━━━━━ Supplied data
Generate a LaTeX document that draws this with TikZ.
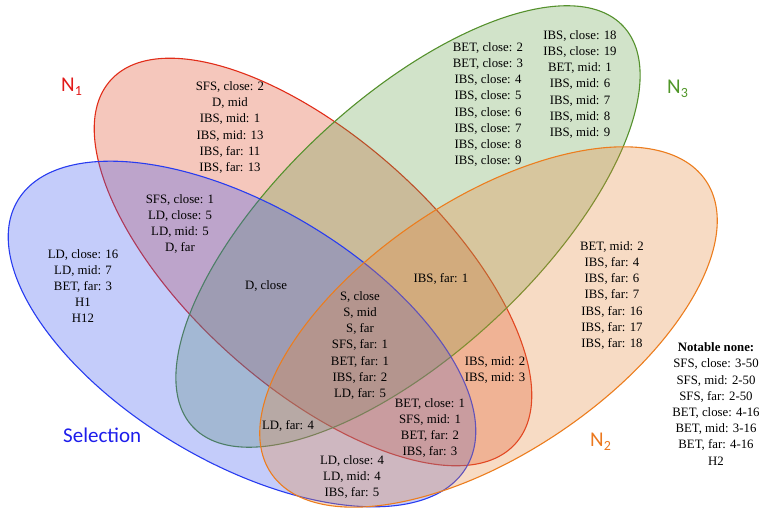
\documentclass[tikz,border=0pt]{standalone}
\usepackage{fontspec}
\setmainfont{Liberation Serif}
\newfontfamily\labelfont{Carlito}
\definecolor{bluefill}{RGB}{59,85,238}
\definecolor{redfill}{RGB}{222,69,33}
\definecolor{greenfill}{RGB}{102,161,77}
\definecolor{orangefill}{RGB}{230,135,59}
\definecolor{bluestroke}{RGB}{40,60,240}
\definecolor{redstroke}{RGB}{225,45,25}
\definecolor{greenstroke}{RGB}{85,145,45}
\definecolor{orangestroke}{RGB}{236,125,30}
\definecolor{bluelabel}{RGB}{30,30,235}
\definecolor{redlabel}{RGB}{225,25,25}
\definecolor{greenlabel}{RGB}{80,150,40}
\definecolor{orangelabel}{RGB}{235,120,30}
\begin{document}
\begin{tikzpicture}[x=1pt,y=1pt,
  setshape/.style={line width=1.1pt, fill opacity=0.3, draw opacity=1},
  region/.style={align=center, inner sep=0pt, font=\fontsize{12.8}{16.2}\selectfont},
  setlabel/.style={anchor=base west, inner sep=0pt, font=\labelfont\fontsize{21}{21}\selectfont}]
\useasboundingbox (0,0) rectangle (764,508);
% sets
\path[setshape, draw=redstroke, fill=redfill, rotate around={-41.9:(313,246)}] (313,246) ellipse (272 and 124);
\path[setshape, draw=greenstroke, fill=greenfill, rotate around={42.9:(408,281.5)}] (408,281.5) ellipse (294 and 127);
\path[setshape, draw=bluestroke, fill=bluefill, rotate around={-30.7:(242,174)}] (242,174) ellipse (261 and 128);
\path[setshape, draw=orangestroke, fill=orangefill, rotate around={33.9:(488.5,181)}] (488.5,181) ellipse (262 and 127);
% set labels
\node[setlabel, text=redlabel] (lN1) at (61,416) {N{\fontsize{14}{14}\selectfont\raisebox{-3.5pt}{1}}};
\node[setlabel, text=greenlabel] (lN3) at (667,414) {N{\fontsize{14}{14}\selectfont\raisebox{-3.5pt}{3}}};
\node[setlabel, text=orangelabel] (lN2) at (590,61) {N{\fontsize{14}{14}\selectfont\raisebox{-3.5pt}{2}}};
\node[setlabel, text=bluelabel] (lSel) at (63,65) {Selection};
% region texts
\node[region] (rN1) at (230,380.5) {SFS, close: 2\\D, mid\\IBS, mid: 1\\IBS, mid: 13\\IBS, far: 11\\IBS, far: 13};
\node[region] (rSN1) at (180,284) {SFS, close: 1\\LD, close: 5\\LD, mid: 5\\D, far};
\node[region] (rS) at (83,222) {LD, close: 16\\LD, mid: 7\\BET, far: 3\\H1\\H12};
\node[region] (rSN1N3) at (266,222) {D, close};
\node[region] (rAll) at (360,162.5) {S, close\\S, mid\\S, far\\SFS, far: 1\\BET, far: 1\\IBS, far: 2\\LD, far: 5};
\node[region] (rSN3N2) at (288,82) {LD, far: 4};
\node[region] (rSN2) at (352,31) {LD, close: 4\\LD, mid: 4\\IBS, far: 5};
\node[region] (rSN1N2) at (430,80) {BET, close: 1\\SFS, mid: 1\\BET, far: 2\\IBS, far: 3};
\node[region] (rN1N2) at (495,138) {IBS, mid: 2\\IBS, mid: 3};
\node[region] (rN1N2N3) at (441,229) {IBS, far: 1};
\node[region] (rN2) at (612,212.5) {BET, mid: 2\\IBS, far: 4\\IBS, far: 6\\IBS, far: 7\\IBS, far: 16\\IBS, far: 17\\IBS, far: 18};
\node[region] (rN3a) at (488,403.5) {BET, close: 2\\BET, close: 3\\IBS, close: 4\\IBS, close: 5\\IBS, close: 6\\IBS, close: 7\\IBS, close: 8\\IBS, close: 9};
\node[region] (rN3b) at (580,423.5) {IBS, close: 18\\IBS, close: 19\\BET, mid: 1\\IBS, mid: 6\\IBS, mid: 7\\IBS, mid: 8\\IBS, mid: 9};
\node[region] (rNone) at (716,104) {\textbf{Notable none:}\\SFS, close: 3-50\\SFS, mid: 2-50\\SFS, far: 2-50\\BET, close: 4-16\\BET, mid: 3-16\\BET, far: 4-16\\H2};
\end{tikzpicture}
\end{document}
━━━━━━━━━━
== Requirements ==
Print out the lines exactly, skipping any picture.

== The response ==
Generate a LaTeX document that draws this with TikZ.
\documentclass[tikz,border=0pt]{standalone}
\usepackage{fontspec}
\setmainfont{Liberation Serif}
\newfontfamily\labelfont{Carlito}
\definecolor{bluefill}{RGB}{59,85,238}
\definecolor{redfill}{RGB}{222,69,33}
\definecolor{greenfill}{RGB}{102,161,77}
\definecolor{orangefill}{RGB}{230,135,59}
\definecolor{bluestroke}{RGB}{40,60,240}
\definecolor{redstroke}{RGB}{225,45,25}
\definecolor{greenstroke}{RGB}{85,145,45}
\definecolor{orangestroke}{RGB}{236,125,30}
\definecolor{bluelabel}{RGB}{30,30,235}
\definecolor{redlabel}{RGB}{225,25,25}
\definecolor{greenlabel}{RGB}{80,150,40}
\definecolor{orangelabel}{RGB}{235,120,30}
\begin{document}
\begin{tikzpicture}[x=1pt,y=1pt,
  setshape/.style={line width=1.1pt, fill opacity=0.3, draw opacity=1},
  region/.style={align=center, inner sep=0pt, font=\fontsize{12.8}{16.2}\selectfont},
  setlabel/.style={anchor=base west, inner sep=0pt, font=\labelfont\fontsize{21}{21}\selectfont}]
\useasboundingbox (0,0) rectangle (764,508);
% sets
\path[setshape, draw=redstroke, fill=redfill, rotate around={-41.9:(313,246)}] (313,246) ellipse (272 and 124);
\path[setshape, draw=greenstroke, fill=greenfill, rotate around={42.9:(408,281.5)}] (408,281.5) ellipse (294 and 127);
\path[setshape, draw=bluestroke, fill=bluefill, rotate around={-30.7:(242,174)}] (242,174) ellipse (261 and 128);
\path[setshape, draw=orangestroke, fill=orangefill, rotate around={33.9:(488.5,181)}] (488.5,181) ellipse (262 and 127);
% set labels
\node[setlabel, text=redlabel] (lN1) at (61,416) {N{\fontsize{14}{14}\selectfont\raisebox{-3.5pt}{1}}};
\node[setlabel, text=greenlabel] (lN3) at (667,414) {N{\fontsize{14}{14}\selectfont\raisebox{-3.5pt}{3}}};
\node[setlabel, text=orangelabel] (lN2) at (590,61) {N{\fontsize{14}{14}\selectfont\raisebox{-3.5pt}{2}}};
\node[setlabel, text=bluelabel] (lSel) at (63,65) {Selection};
% region texts
\node[region] (rN1) at (230,380.5) {SFS, close: 2\\D, mid\\IBS, mid: 1\\IBS, mid: 13\\IBS, far: 11\\IBS, far: 13};
\node[region] (rSN1) at (180,284) {SFS, close: 1\\LD, close: 5\\LD, mid: 5\\D, far};
\node[region] (rS) at (83,222) {LD, close: 16\\LD, mid: 7\\BET, far: 3\\H1\\H12};
\node[region] (rSN1N3) at (266,222) {D, close};
\node[region] (rAll) at (360,162.5) {S, close\\S, mid\\S, far\\SFS, far: 1\\BET, far: 1\\IBS, far: 2\\LD, far: 5};
\node[region] (rSN3N2) at (288,82) {LD, far: 4};
\node[region] (rSN2) at (352,31) {LD, close: 4\\LD, mid: 4\\IBS, far: 5};
\node[region] (rSN1N2) at (430,80) {BET, close: 1\\SFS, mid: 1\\BET, far: 2\\IBS, far: 3};
\node[region] (rN1N2) at (495,138) {IBS, mid: 2\\IBS, mid: 3};
\node[region] (rN1N2N3) at (441,229) {IBS, far: 1};
\node[region] (rN2) at (612,212.5) {BET, mid: 2\\IBS, far: 4\\IBS, far: 6\\IBS, far: 7\\IBS, far: 16\\IBS, far: 17\\IBS, far: 18};
\node[region] (rN3a) at (488,403.5) {BET, close: 2\\BET, close: 3\\IBS, close: 4\\IBS, close: 5\\IBS, close: 6\\IBS, close: 7\\IBS, close: 8\\IBS, close: 9};
\node[region] (rN3b) at (580,423.5) {IBS, close: 18\\IBS, close: 19\\BET, mid: 1\\IBS, mid: 6\\IBS, mid: 7\\IBS, mid: 8\\IBS, mid: 9};
\node[region] (rNone) at (716,104) {\textbf{Notable none:}\\SFS, close: 3-50\\SFS, mid: 2-50\\SFS, far: 2-50\\BET, close: 4-16\\BET, mid: 3-16\\BET, far: 4-16\\H2};
\end{tikzpicture}
\end{document}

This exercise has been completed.